In several ways, teaching at a community college differs from a university. We are hired for our ability to teach, to engage, to challenge-- not for our skill in research. When my book, Willis Richardson, Forgotten Father of African-American Drama (Greenwood Press, 1999) was published, the American Library Association wrote that it was an "outstanding academic book." My salary increase that year, however, was based more on my teaching evaluations and service than on my scholarly achievements.

Speaking of salary, mine is, I think, very good and comparable to that of colleagues at universities. I learned that I had been awarded tenure when a colleague congratulated me in the hallway one afternoon. I had no hand-wringing to endure.

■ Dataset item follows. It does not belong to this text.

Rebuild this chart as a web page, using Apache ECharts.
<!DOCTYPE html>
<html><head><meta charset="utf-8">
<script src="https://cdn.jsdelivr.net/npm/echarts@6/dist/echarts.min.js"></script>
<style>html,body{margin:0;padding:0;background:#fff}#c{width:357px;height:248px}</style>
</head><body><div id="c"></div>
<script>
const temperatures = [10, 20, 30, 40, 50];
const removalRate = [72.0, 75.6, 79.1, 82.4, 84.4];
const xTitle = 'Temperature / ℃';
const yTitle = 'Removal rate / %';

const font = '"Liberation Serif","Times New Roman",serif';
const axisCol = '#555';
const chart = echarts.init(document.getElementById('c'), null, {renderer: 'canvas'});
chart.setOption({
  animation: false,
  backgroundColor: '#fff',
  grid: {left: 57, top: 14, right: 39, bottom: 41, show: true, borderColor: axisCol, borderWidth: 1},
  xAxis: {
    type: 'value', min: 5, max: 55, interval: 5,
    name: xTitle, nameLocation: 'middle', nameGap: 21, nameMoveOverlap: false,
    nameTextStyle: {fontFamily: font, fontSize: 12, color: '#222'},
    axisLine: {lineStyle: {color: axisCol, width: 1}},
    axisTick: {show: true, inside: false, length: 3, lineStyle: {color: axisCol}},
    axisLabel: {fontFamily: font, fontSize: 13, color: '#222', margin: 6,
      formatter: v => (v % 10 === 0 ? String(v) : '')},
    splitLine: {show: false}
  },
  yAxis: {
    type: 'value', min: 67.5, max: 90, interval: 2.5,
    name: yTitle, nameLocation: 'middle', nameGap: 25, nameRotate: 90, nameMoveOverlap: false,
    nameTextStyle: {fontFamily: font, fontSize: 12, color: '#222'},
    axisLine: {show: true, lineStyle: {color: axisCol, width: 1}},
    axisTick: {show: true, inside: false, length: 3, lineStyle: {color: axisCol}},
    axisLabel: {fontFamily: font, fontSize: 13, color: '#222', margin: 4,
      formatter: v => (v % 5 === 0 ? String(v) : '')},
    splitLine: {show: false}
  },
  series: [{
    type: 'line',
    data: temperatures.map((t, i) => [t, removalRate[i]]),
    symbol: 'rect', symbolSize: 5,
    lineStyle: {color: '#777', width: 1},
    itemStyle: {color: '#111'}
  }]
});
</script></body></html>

My initial fear that my colleagues would be mediocre dissolved in my first few weeks at the college. Then and now, they are involved in completing dissertations, presenting papers at national conferences, and writing books and articles. I've found a truly collegial atmosphere, one without competition, departmental backbiting, and politics.

All is not rosy, of course. The college's library is not designed for scholarly research, at least not in early African-American drama. The Library of Congress is, however, only 35 miles away. Recently I was invited to be a member of a seminar at the National Endowment for the Humanities, where I will have a study carrel for 16 months. And I also have access to the library at the Johns Hopkins University, which is only seven blocks from my house.

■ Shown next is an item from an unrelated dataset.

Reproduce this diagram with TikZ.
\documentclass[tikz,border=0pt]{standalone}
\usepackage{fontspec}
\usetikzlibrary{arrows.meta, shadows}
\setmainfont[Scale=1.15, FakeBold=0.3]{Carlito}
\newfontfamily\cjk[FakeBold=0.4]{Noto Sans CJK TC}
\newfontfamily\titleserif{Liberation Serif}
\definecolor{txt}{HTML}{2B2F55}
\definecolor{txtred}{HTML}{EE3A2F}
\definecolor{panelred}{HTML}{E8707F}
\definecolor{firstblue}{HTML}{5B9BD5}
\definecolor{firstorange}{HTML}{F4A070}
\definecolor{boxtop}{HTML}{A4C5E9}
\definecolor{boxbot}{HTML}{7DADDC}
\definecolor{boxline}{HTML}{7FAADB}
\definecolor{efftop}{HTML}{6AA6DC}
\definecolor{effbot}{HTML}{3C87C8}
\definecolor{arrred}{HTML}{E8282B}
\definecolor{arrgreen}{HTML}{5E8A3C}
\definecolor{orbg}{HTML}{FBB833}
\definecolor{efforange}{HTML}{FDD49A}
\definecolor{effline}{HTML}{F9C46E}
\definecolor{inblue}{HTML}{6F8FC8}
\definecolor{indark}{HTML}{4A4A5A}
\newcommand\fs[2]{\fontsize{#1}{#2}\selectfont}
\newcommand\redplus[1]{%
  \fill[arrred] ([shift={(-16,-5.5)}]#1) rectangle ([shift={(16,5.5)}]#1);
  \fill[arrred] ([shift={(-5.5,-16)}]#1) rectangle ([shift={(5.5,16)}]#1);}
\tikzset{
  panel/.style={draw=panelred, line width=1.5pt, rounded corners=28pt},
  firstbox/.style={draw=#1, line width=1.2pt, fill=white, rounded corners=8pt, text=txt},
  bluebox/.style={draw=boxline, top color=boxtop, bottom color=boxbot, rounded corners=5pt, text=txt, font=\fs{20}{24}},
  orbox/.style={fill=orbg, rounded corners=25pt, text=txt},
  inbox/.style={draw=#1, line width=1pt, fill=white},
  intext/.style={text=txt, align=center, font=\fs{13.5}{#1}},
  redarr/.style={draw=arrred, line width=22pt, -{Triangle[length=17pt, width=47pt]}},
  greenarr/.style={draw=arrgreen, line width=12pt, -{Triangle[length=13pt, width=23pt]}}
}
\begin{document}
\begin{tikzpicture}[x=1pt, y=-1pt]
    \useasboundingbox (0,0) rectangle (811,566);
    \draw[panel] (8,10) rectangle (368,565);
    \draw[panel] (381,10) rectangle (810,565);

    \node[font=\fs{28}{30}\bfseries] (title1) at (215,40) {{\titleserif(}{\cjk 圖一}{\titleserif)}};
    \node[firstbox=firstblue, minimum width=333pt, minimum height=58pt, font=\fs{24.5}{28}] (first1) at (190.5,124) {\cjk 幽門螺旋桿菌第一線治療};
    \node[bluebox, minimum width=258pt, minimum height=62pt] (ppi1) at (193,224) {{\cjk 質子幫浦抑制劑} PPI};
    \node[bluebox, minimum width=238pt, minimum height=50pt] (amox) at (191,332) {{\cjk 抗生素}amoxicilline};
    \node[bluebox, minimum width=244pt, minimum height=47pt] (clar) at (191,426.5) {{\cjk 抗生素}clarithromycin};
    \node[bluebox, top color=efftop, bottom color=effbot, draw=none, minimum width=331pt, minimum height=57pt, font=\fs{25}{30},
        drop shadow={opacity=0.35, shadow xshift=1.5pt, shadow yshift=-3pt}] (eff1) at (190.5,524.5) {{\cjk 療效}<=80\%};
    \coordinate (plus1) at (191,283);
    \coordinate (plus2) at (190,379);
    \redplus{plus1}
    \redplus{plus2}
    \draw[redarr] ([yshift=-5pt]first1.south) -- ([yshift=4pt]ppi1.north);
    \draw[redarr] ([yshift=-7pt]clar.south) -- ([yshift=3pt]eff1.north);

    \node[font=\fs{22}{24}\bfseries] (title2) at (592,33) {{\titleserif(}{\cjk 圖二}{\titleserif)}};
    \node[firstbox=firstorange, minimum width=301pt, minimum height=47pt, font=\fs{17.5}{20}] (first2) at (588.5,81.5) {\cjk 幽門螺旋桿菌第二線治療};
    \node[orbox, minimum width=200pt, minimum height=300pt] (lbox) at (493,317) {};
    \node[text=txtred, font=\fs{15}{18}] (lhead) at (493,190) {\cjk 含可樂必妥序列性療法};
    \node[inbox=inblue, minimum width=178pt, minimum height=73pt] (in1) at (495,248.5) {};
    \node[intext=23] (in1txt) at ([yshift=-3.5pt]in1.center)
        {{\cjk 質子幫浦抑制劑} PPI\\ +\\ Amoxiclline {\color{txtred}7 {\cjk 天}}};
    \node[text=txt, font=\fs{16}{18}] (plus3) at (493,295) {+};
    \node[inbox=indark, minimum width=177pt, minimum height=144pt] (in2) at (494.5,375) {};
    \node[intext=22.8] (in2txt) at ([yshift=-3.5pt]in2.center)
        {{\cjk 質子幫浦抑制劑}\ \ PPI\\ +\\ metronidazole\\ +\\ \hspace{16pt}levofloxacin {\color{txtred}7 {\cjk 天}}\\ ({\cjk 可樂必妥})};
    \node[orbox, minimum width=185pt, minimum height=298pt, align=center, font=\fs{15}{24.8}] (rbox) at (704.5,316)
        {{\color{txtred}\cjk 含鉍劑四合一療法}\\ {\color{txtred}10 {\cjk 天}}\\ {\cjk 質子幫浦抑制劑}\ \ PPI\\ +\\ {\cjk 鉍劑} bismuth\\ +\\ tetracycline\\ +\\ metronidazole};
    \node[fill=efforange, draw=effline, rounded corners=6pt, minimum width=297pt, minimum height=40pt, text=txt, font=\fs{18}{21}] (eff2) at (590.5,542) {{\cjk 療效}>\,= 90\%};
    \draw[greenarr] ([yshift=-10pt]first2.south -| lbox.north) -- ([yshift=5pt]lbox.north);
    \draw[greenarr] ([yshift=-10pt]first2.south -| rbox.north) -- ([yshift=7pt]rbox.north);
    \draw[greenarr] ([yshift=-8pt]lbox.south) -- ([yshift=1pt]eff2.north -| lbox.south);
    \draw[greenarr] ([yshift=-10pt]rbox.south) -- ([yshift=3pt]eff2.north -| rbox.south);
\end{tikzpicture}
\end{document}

Another downside is that I am not able to select the texts for my courses; instead, the department's textbook committee chooses five or so books from which we then choose our composition texts and literature anthologies. Occasionally, I would like to teach an upper-level elective course. Aside from the grammar course, all of the classes I teach are required, so at times students seem to resent having to take the class.

Perhaps the greatest conflict for me personally was how my colleagues in my discipline would regard me. Before my first semester at the community college, I had had a paper accepted for presentation at the annual meeting of the Modern Language Association. I attended the conference as a faculty member of the community college. I vividly recall covering my badge with a scarf during the entire conference. When some fellow researchers contacted me about what I was doing, I waffled, quickly dismissing my job at the college as temporary.

Over the past eight years, my dreams of teaching at a university have diminished. I realize that I am now, for the most part, out of that loop. But if by some miracle I were suddenly offered a teaching position at a research university, would I seize it?

I think not. At my community college, I realize daily, at times hourly, the immense importance of working with my students. I have learned that in many cases, they depend on the college to give them hope for a future, to add a structure and stability to their lives, to allow them to see that a change in their lives is possible. I see now that community colleges are not competing with universities or trying to be pseudo-universities; community colleges and universities are different animals, serving different populations and having different purposes.

It turns out I'm committed to the mission of community colleges and was all along. Through them, education is possible for those who might not otherwise attend college because of finances, poor academic performance, overlooked abilities by former instructors, and low self-confidence. Rather than theorize on race, class, and gender discrimination as I did in graduate seminars, I now encounter daily victims of it. Rather than leading a graduate seminar, as I had once dreamed of doing, I am in the trenches, and my work is valuable to me personally and, I believe, to those who enter my classes each day.

At times my students ask why I am teaching at a community college when I have a doctorate. That question troubled me for several years. Now I ask them, Why shouldn't I be?

Christine Rauchfuss Gray is an associate professor of English at the Catonsville campus of the Community College of Baltimore County. She earned a Ph.D. in 1995 from the University of Maryland at College Park. She recently paid off her graduate-student loan.